A dear friend from out of town came to stay with me for a few days. While she was here we did lots of running around; I wanted her to experience what I loved about my new home. As she was ready to leave, she told me that she could see why I loved it here because “everyone was so friendly.”
My first response to that was that it’s a college town filled with students and lots of unique people. As soon as the words came out of my mouth I realized that they weren’t totally the answer. We had lived in other college towns before and they definitely weren’t the relaxed, friendly place that this is. I knew it wasn’t the climate — our weather can be downright nasty. We aren’t surrounded by unlimited recreation opportunities and we aren’t a town of great, unlimited wealth. So, what makes the difference? Why is there an overwhelming feeling of contentment here?

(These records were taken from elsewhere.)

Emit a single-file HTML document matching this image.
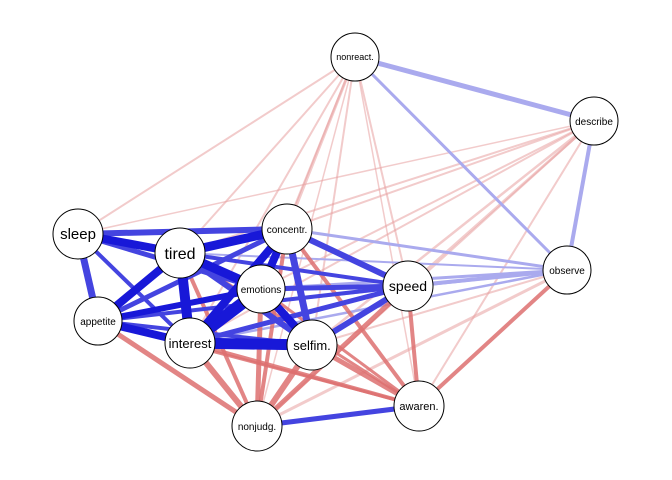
<!DOCTYPE html>
<html><head><meta charset="utf-8"><style>html,body{margin:0;padding:0;background:#fff}svg{display:block}</style></head><body>
<svg width="672" height="480" xmlns="http://www.w3.org/2000/svg" font-family="Liberation Sans, sans-serif">
<rect width="672" height="480" fill="#fff"/>
<g stroke-linecap="butt">
<!-- faint red -->
<g stroke="#e8a0a0" stroke-opacity="0.55">
<line x1="355" y1="57" x2="78" y2="234" stroke-width="2"/>
<line x1="355" y1="57" x2="180" y2="253" stroke-width="2"/>
<line x1="355" y1="57" x2="287" y2="229" stroke-width="3"/>
<line x1="355" y1="57" x2="261" y2="289" stroke-width="2"/>
<line x1="355" y1="57" x2="408" y2="286" stroke-width="2"/>
<line x1="355" y1="57" x2="312" y2="345" stroke-width="2"/>
<line x1="355" y1="57" x2="419" y2="406" stroke-width="1.5"/>
<line x1="355" y1="57" x2="190" y2="343" stroke-width="2"/>
<line x1="355" y1="57" x2="257" y2="426" stroke-width="1.5"/>
<line x1="594" y1="121" x2="78" y2="234" stroke-width="1.5"/>
<line x1="594" y1="121" x2="180" y2="253" stroke-width="2"/>
<line x1="594" y1="121" x2="287" y2="229" stroke-width="2"/>
<line x1="594" y1="121" x2="261" y2="289" stroke-width="2"/>
<line x1="594" y1="121" x2="408" y2="286" stroke-width="2.5"/>
<line x1="594" y1="121" x2="312" y2="345" stroke-width="2.5"/>
<line x1="594" y1="121" x2="190" y2="343" stroke-width="2"/>
<line x1="594" y1="121" x2="257" y2="426" stroke-width="2"/>
<line x1="594" y1="121" x2="419" y2="406" stroke-width="2"/>
<line x1="567" y1="270" x2="257" y2="426" stroke-width="3"/>
<line x1="567" y1="270" x2="312" y2="345" stroke-width="2"/>
</g>
<!-- light blue -->
<g stroke="#aaaaee">
<line x1="355" y1="57" x2="594" y2="121" stroke-width="5"/>
<line x1="594" y1="121" x2="567" y2="270" stroke-width="4"/>
<line x1="355" y1="57" x2="567" y2="270" stroke-width="3"/>
<line x1="567" y1="270" x2="287" y2="229" stroke-width="3"/>
<line x1="567" y1="270" x2="261" y2="289" stroke-width="3"/>
<line x1="567" y1="270" x2="408" y2="286" stroke-width="4"/>
<line x1="567" y1="270" x2="190" y2="343" stroke-width="2.5"/>
<line x1="567" y1="270" x2="180" y2="253" stroke-width="2"/>
<line x1="567" y1="270" x2="98" y2="321" stroke-width="2"/>
</g>
<!-- red -->
<g stroke="#dd7070" stroke-opacity="0.85">
<line x1="567" y1="270" x2="419" y2="406" stroke-width="4"/>
<line x1="257" y1="426" x2="190" y2="343" stroke-width="6"/>
<line x1="257" y1="426" x2="312" y2="345" stroke-width="6"/>
<line x1="257" y1="426" x2="261" y2="289" stroke-width="5"/>
<line x1="257" y1="426" x2="98" y2="321" stroke-width="5"/>
<line x1="257" y1="426" x2="180" y2="253" stroke-width="4"/>
<line x1="257" y1="426" x2="287" y2="229" stroke-width="4"/>
<line x1="257" y1="426" x2="408" y2="286" stroke-width="5"/>
<line x1="419" y1="406" x2="312" y2="345" stroke-width="5"/>
<line x1="419" y1="406" x2="408" y2="286" stroke-width="4"/>
<line x1="419" y1="406" x2="190" y2="343" stroke-width="4"/>
<line x1="419" y1="406" x2="287" y2="229" stroke-width="4"/>
<line x1="419" y1="406" x2="261" y2="289" stroke-width="3"/>
<line x1="419" y1="406" x2="98" y2="321" stroke-width="3"/>
<line x1="419" y1="406" x2="180" y2="253" stroke-width="3"/>
</g>
<!-- blue medium -->
<g stroke="#4444e0">
<line x1="257" y1="426" x2="419" y2="406" stroke-width="5"/>
<line x1="78" y1="234" x2="287" y2="229" stroke-width="6"/>
<line x1="78" y1="234" x2="261" y2="289" stroke-width="5"/>
<line x1="78" y1="234" x2="98" y2="321" stroke-width="7"/>
<line x1="78" y1="234" x2="190" y2="343" stroke-width="4"/>
<line x1="98" y1="321" x2="287" y2="229" stroke-width="5"/>
<line x1="98" y1="321" x2="408" y2="286" stroke-width="4"/>
<line x1="98" y1="321" x2="312" y2="345" stroke-width="4"/>
<line x1="408" y1="286" x2="287" y2="229" stroke-width="6"/>
<line x1="408" y1="286" x2="261" y2="289" stroke-width="5"/>
<line x1="408" y1="286" x2="312" y2="345" stroke-width="6"/>
<line x1="408" y1="286" x2="190" y2="343" stroke-width="5"/>
<line x1="408" y1="286" x2="180" y2="253" stroke-width="4"/>
<line x1="287" y1="229" x2="312" y2="345" stroke-width="7"/>
<line x1="180" y1="253" x2="312" y2="345" stroke-width="6"/>
</g>
<!-- blue strong -->
<g stroke="#1818d8">
<line x1="78" y1="234" x2="180" y2="253" stroke-width="8"/>
<line x1="98" y1="321" x2="180" y2="253" stroke-width="8"/>
<line x1="98" y1="321" x2="190" y2="343" stroke-width="8"/>
<line x1="98" y1="321" x2="261" y2="289" stroke-width="6"/>
<line x1="180" y1="253" x2="190" y2="343" stroke-width="10"/>
<line x1="180" y1="253" x2="261" y2="289" stroke-width="9"/>
<line x1="180" y1="253" x2="287" y2="229" stroke-width="9"/>
<line x1="190" y1="343" x2="261" y2="289" stroke-width="12"/>
<line x1="190" y1="343" x2="312" y2="345" stroke-width="11"/>
<line x1="190" y1="343" x2="287" y2="229" stroke-width="8"/>
<line x1="261" y1="289" x2="312" y2="345" stroke-width="8"/>
<line x1="261" y1="289" x2="287" y2="229" stroke-width="8"/>
</g>
</g>
<g fill="#fff" stroke="#000" stroke-width="1">
<circle cx="355" cy="57" r="24"/>
<circle cx="594" cy="121" r="24"/>
<circle cx="567" cy="270" r="24"/>
<circle cx="78" cy="234" r="25"/>
<circle cx="180" cy="253" r="25"/>
<circle cx="287" cy="229" r="25"/>
<circle cx="261" cy="289" r="24"/>
<circle cx="408" cy="286" r="25"/>
<circle cx="98" cy="321" r="24"/>
<circle cx="190" cy="343" r="25"/>
<circle cx="312" cy="345" r="25"/>
<circle cx="419" cy="406" r="25"/>
<circle cx="257" cy="426" r="25"/>
</g>
<g text-anchor="middle" fill="#000">
<text x="355" y="60" font-size="9">nonreact.</text>
<text x="594" y="125" font-size="10">describe</text>
<text x="567" y="274" font-size="10">observe</text>
<text x="78" y="239" font-size="15">sleep</text>
<text x="180" y="259" font-size="16">tired</text>
<text x="287" y="233" font-size="10">concentr.</text>
<text x="261" y="293" font-size="10">emotions</text>
<text x="408" y="291" font-size="14">speed</text>
<text x="98" y="325" font-size="10">appetite</text>
<text x="190" y="348" font-size="13">interest</text>
<text x="312" y="350" font-size="13">selfim.</text>
<text x="419" y="410" font-size="11">awaren.</text>
<text x="257" y="430" font-size="10">nonjudg.</text>
</g>
</svg>
</body></html>
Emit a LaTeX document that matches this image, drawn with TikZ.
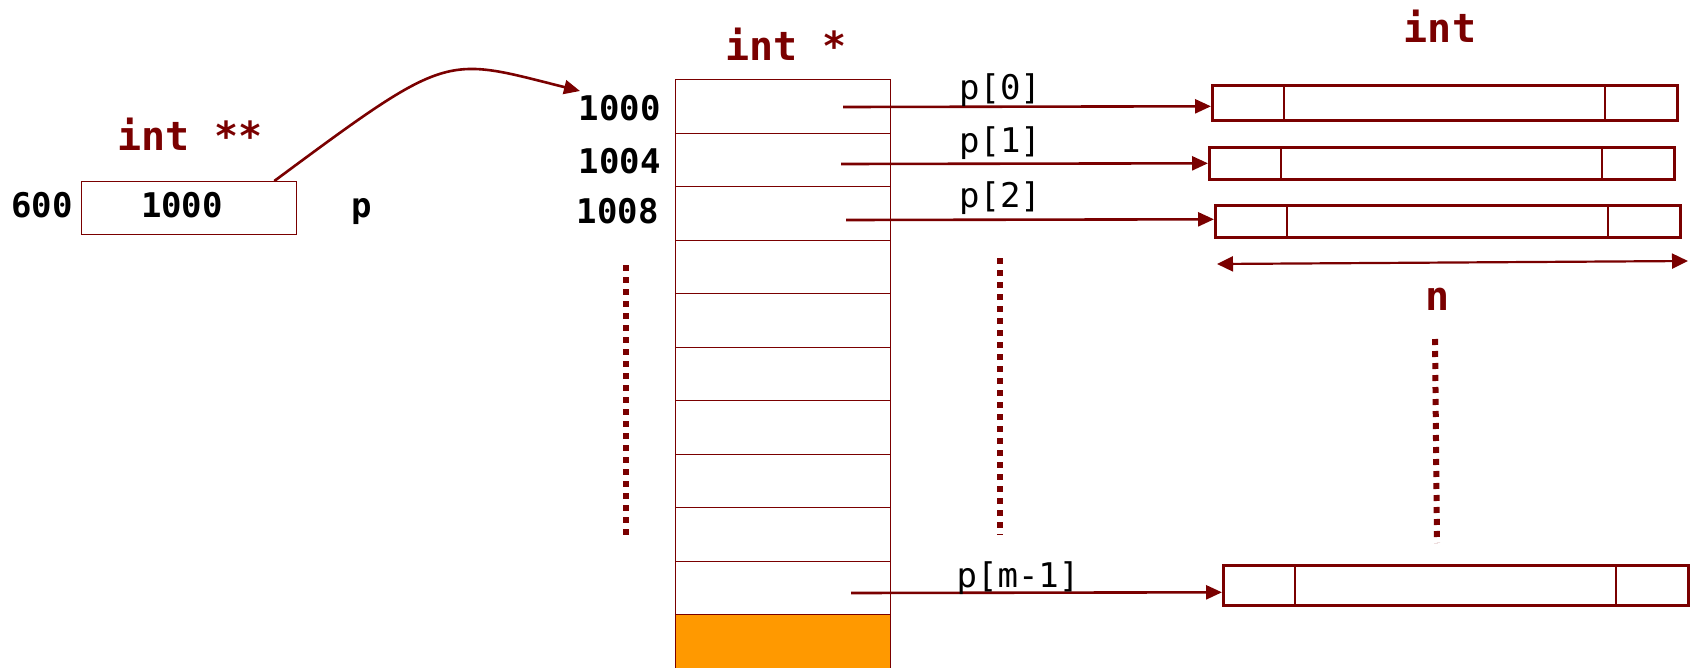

A few days later as I was again running errands, the answer hit me full force. Compared to other towns and cities we have lived in, this place has a myriad of green space available to all of its citizens. No matter what part of town you are in, there are well designed and maintained parks, lakes, walking trails, biking trails, playgrounds and plantings of trees, shrubs and flowers to enjoy. There are community gardens and areas to gather and picnic. The focus is on enviroscaping, or integrating green space into the daily life of the community. Having seen the results firsthand, it seems to me that this philosophy of urban design not only provides a multitude of wellness benefits for individuals, but also gives critical environmental and economic advantages which enhance the entire community as well, making it a satisfying place to live.
Cultivating broad swaths of large trees and shrubs throughout our communities helps to improve the quality of air we breathe both outdoors and indoors. It is well documented that green plants, especially trees and shrubs, absorb air borne carbon dioxide and release oxygen which humans then use to convert nutrients into energy. What is often overlooked though, is that the leaves of plants also absorb particulate matter that causes pollution. According to treehugger.com a study in the UK showed that a stand of silver birches planted in front of a group of houses trapped metallic particles thought to be from the combustion and brake wear of vehicles passing by the houses. In addition, the stand of trees significantly reduced the amount of dust seeping inside the buildings contributing to a healthier indoor environment. Existing research studies show that by reducing air borne particulate, matter lung development and function, especially for children, improve, thus reducing the health related costs.
In addition to their contribution to air quality, green spaces are also key in controlling energy costs. We know that trees and shrubs strategically selected and placed around buildings lower the temperature of the walls by blocking the sun’s rays and thus reduce cooling costs up to 20%. As an unforeseen benefit, green spaces play a role in cooling the heat-islands common in urban areas, making pedestrians feel more comfortable and reducing the need for heat-caused street repairs. In the winter months, evergreens planted as windbreaks reduce heating costs 30% and provide pedestrians shelter from the elements.
Green spaces in urban areas are important for noise control. The human ear is comfortable at about 50 – 60 decibels. A quiet urban area may average 45 -60 decibels, while a high traffic area can average between 70 and 100 decibels. Eight hours or more of 80 decibels and above can cause hearing damage. Appropriate plantings can muffle up to 40% of urban noise, creating safer and more peaceful environments in which to live and work.
Reduction of urban glare however, is an even more critical aspect to consider as the intense brightness and contrast from building materials such as steel, glass, and concrete can at the least cause distraction to drivers and at the greatest can cause damage to the eyes, especially to young children and aging adults. Up to 90% of glare can be eliminated through the judicious use of vegetation, resulting in safer streets and safeguarding our eyesight.
Over the past seven years, the urban population of the United States has increased by 12%. Currently 250,000,000 people, or 81% of the population, make their homes in less than 5% of the total U.S. land area. Our average urban population density is 2,534 people per square mile and forecasters expect that to continue to increase. As our living spaces become even more crowded, maintaining existing green spaces and adding new ones will be a necessity rather than a nicety in maintaining a high quality of life for ourselves and for generations to come.